> **Exercise**
Could the lines from the start of the data through the line with "const yTicks = [-0.4, -0.2, 0, 0.2, 0.4, 0.6];" be set down exactly, with no pictures among them?

> **Dataset extract**
Start

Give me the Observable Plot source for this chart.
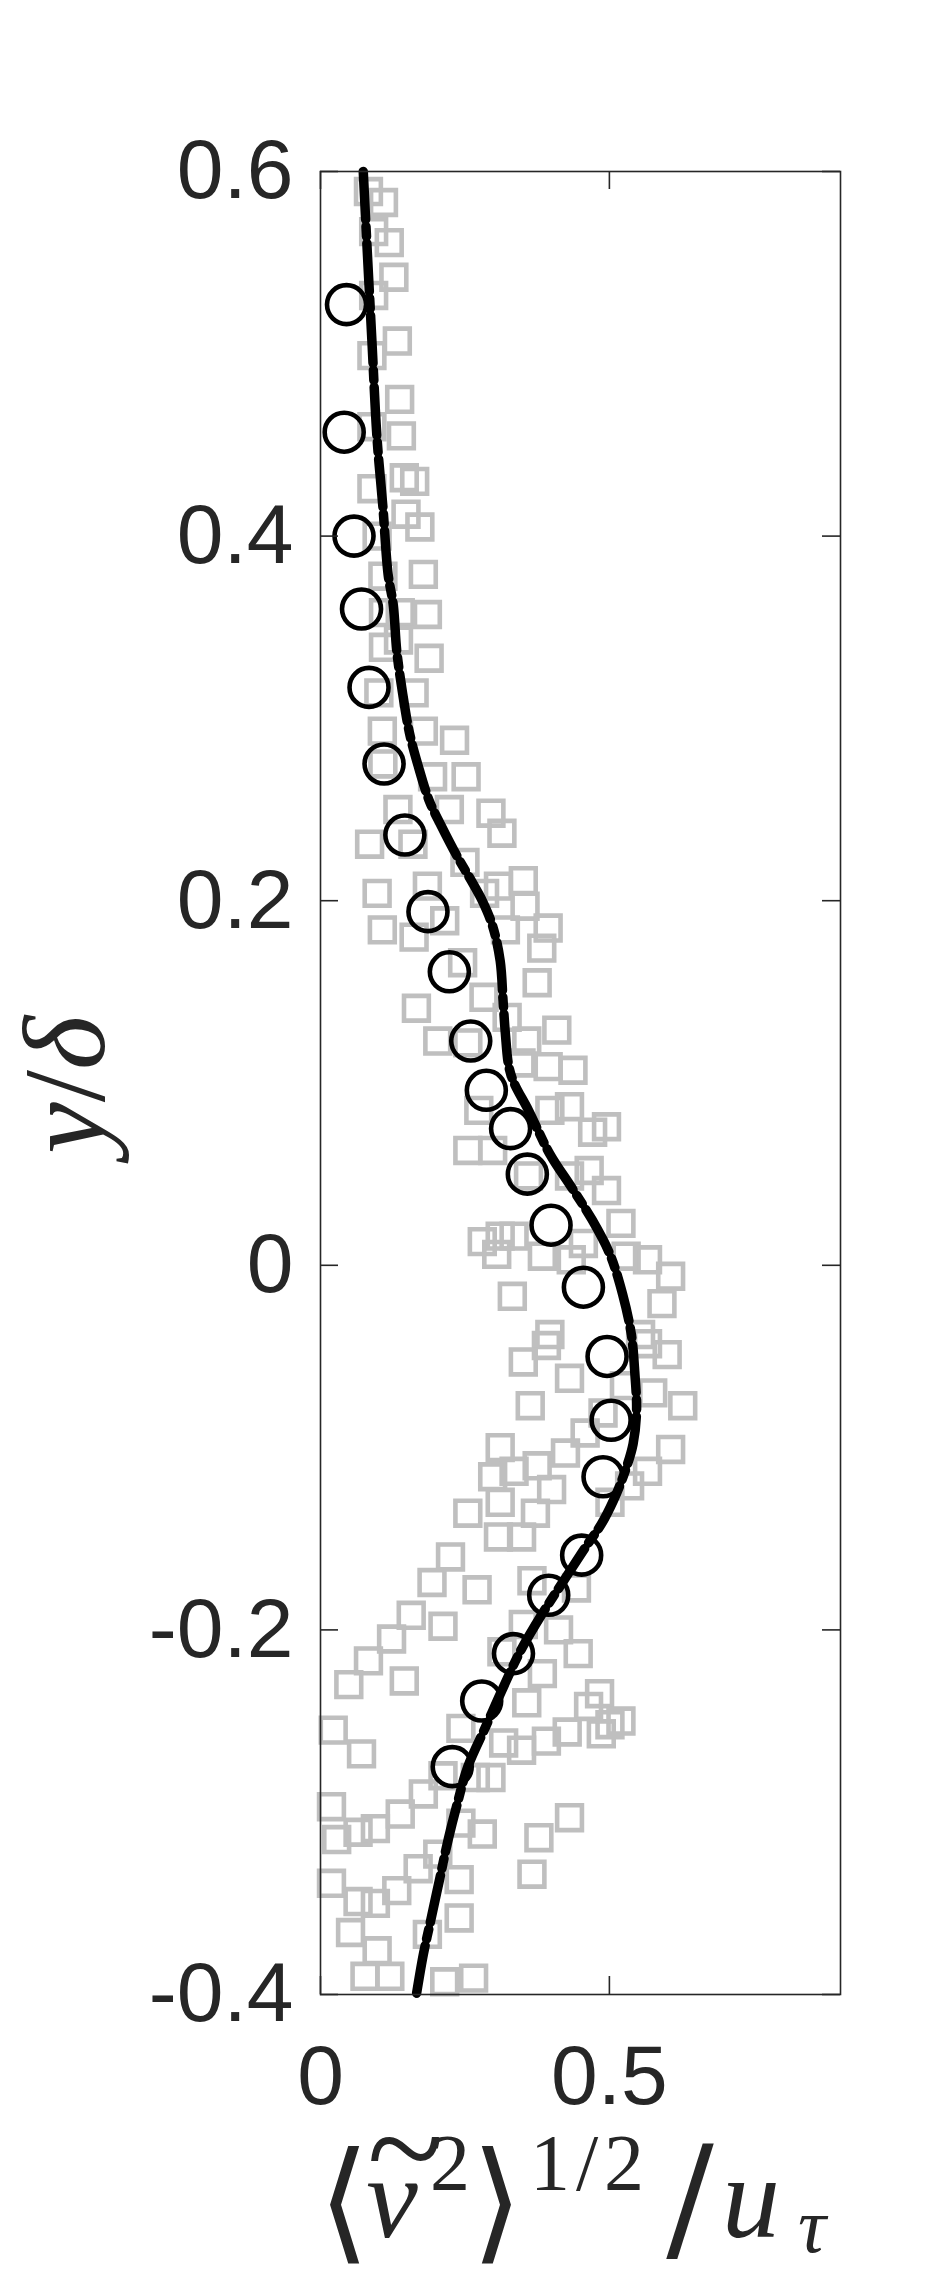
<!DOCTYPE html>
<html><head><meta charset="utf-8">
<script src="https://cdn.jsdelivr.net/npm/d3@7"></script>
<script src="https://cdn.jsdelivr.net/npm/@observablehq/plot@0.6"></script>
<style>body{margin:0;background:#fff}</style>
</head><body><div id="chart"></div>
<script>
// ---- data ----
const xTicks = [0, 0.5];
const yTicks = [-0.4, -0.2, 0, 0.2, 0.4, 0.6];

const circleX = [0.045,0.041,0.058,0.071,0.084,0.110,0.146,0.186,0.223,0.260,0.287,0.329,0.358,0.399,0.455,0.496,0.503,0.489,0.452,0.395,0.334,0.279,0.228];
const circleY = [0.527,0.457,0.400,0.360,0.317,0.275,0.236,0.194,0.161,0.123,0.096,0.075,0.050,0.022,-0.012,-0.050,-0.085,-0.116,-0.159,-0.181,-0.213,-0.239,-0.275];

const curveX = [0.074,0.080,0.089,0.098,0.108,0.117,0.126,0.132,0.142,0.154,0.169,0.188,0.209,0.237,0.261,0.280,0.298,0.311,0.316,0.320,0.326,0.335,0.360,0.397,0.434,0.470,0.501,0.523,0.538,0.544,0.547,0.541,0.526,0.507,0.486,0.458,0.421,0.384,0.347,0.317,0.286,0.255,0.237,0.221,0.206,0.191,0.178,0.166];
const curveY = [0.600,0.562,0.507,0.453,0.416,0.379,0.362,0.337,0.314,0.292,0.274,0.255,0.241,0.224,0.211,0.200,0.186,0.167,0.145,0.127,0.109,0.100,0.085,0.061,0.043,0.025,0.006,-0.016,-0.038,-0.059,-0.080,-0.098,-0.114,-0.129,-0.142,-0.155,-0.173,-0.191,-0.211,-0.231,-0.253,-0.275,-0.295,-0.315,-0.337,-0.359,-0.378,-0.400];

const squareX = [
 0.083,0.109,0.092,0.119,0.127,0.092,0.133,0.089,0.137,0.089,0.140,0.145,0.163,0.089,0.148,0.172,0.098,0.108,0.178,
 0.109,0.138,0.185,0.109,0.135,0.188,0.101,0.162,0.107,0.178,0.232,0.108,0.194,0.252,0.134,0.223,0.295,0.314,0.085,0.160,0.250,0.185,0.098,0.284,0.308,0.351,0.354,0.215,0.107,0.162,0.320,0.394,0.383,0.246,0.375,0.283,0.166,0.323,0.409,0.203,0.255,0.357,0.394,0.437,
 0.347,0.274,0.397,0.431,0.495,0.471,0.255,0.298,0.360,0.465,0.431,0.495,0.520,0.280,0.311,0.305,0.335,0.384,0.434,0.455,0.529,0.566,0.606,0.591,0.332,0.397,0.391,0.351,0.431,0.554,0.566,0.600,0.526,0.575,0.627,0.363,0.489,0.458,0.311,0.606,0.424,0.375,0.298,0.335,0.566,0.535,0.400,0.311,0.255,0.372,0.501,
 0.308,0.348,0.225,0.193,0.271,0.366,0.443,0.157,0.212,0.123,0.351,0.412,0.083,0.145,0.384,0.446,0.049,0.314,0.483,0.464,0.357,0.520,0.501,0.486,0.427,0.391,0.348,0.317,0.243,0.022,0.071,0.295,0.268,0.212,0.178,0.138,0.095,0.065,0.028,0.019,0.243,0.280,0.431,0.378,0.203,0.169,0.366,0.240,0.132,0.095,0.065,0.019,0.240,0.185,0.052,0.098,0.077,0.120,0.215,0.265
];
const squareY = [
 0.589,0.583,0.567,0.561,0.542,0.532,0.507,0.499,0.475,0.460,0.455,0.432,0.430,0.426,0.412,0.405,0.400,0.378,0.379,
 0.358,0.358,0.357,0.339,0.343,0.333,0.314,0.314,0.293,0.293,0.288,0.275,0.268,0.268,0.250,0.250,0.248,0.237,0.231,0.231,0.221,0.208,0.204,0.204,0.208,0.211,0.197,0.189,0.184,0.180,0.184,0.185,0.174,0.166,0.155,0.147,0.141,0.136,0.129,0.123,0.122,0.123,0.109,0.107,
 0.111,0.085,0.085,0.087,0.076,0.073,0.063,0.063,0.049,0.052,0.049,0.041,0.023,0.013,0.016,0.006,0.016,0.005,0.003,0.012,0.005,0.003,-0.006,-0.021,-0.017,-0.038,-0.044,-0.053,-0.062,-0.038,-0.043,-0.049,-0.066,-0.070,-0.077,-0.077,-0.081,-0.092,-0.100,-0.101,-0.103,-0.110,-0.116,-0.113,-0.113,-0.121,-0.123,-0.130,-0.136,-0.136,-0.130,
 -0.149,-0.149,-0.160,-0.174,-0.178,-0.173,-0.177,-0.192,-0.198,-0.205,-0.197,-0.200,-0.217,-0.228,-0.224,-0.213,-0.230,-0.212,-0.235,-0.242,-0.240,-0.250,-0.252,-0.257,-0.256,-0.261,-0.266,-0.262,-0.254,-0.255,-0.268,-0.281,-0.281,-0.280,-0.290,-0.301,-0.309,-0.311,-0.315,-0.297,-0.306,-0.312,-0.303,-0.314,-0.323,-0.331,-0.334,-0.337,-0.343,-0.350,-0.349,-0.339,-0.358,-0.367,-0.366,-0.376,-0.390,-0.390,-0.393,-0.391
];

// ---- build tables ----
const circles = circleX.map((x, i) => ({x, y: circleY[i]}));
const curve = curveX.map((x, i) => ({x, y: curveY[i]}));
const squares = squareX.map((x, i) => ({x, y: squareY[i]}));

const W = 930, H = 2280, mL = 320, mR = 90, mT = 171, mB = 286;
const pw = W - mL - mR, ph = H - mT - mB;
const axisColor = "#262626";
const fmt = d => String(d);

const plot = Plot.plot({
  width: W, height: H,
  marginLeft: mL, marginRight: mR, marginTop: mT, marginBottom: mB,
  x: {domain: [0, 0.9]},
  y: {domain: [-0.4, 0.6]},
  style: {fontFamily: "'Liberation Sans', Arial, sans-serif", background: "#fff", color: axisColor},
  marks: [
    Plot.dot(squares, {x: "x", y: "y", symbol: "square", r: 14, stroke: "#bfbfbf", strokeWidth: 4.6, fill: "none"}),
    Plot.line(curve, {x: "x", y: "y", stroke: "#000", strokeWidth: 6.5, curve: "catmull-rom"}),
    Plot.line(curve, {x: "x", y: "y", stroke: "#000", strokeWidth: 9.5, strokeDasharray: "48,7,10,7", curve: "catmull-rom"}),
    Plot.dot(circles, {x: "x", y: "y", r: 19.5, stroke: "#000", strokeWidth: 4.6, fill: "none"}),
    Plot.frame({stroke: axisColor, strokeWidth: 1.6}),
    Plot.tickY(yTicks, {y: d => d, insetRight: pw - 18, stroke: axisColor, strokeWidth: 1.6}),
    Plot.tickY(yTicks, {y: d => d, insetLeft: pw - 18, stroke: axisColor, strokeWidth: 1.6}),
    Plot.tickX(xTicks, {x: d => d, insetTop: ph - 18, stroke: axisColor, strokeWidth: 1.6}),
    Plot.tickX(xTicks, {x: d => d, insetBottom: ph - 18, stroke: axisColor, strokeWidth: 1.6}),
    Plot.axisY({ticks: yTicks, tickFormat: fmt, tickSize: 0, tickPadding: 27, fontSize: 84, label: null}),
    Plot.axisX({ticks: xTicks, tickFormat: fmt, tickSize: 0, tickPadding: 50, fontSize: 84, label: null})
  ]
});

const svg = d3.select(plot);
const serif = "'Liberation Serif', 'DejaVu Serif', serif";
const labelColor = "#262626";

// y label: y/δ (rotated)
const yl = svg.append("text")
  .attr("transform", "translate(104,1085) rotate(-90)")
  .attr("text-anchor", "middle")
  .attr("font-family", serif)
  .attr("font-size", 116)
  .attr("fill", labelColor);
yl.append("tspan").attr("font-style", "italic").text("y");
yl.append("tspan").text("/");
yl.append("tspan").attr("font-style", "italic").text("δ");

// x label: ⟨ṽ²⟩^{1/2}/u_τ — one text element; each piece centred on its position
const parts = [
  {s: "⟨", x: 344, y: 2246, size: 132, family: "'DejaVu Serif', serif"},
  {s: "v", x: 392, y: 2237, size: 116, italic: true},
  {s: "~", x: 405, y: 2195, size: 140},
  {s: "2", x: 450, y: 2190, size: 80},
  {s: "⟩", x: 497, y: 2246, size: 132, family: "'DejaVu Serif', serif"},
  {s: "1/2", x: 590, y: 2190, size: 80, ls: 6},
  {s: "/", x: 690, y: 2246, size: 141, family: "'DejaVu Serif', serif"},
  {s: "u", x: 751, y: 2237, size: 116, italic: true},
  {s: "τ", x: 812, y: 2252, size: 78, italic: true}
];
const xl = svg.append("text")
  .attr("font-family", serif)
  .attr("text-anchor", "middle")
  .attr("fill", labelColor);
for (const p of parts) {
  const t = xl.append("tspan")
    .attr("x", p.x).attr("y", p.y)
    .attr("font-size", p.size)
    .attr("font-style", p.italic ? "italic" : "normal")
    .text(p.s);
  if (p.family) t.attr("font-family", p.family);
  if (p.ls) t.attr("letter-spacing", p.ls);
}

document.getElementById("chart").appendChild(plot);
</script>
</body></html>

End

> **Exercise result**
Give me the Observable Plot source for this chart.
<!DOCTYPE html>
<html><head><meta charset="utf-8">
<script src="https://cdn.jsdelivr.net/npm/d3@7"></script>
<script src="https://cdn.jsdelivr.net/npm/@observablehq/plot@0.6"></script>
<style>body{margin:0;background:#fff}</style>
</head><body><div id="chart"></div>
<script>
// ---- data ----
const xTicks = [0, 0.5];
const yTicks = [-0.4, -0.2, 0, 0.2, 0.4, 0.6];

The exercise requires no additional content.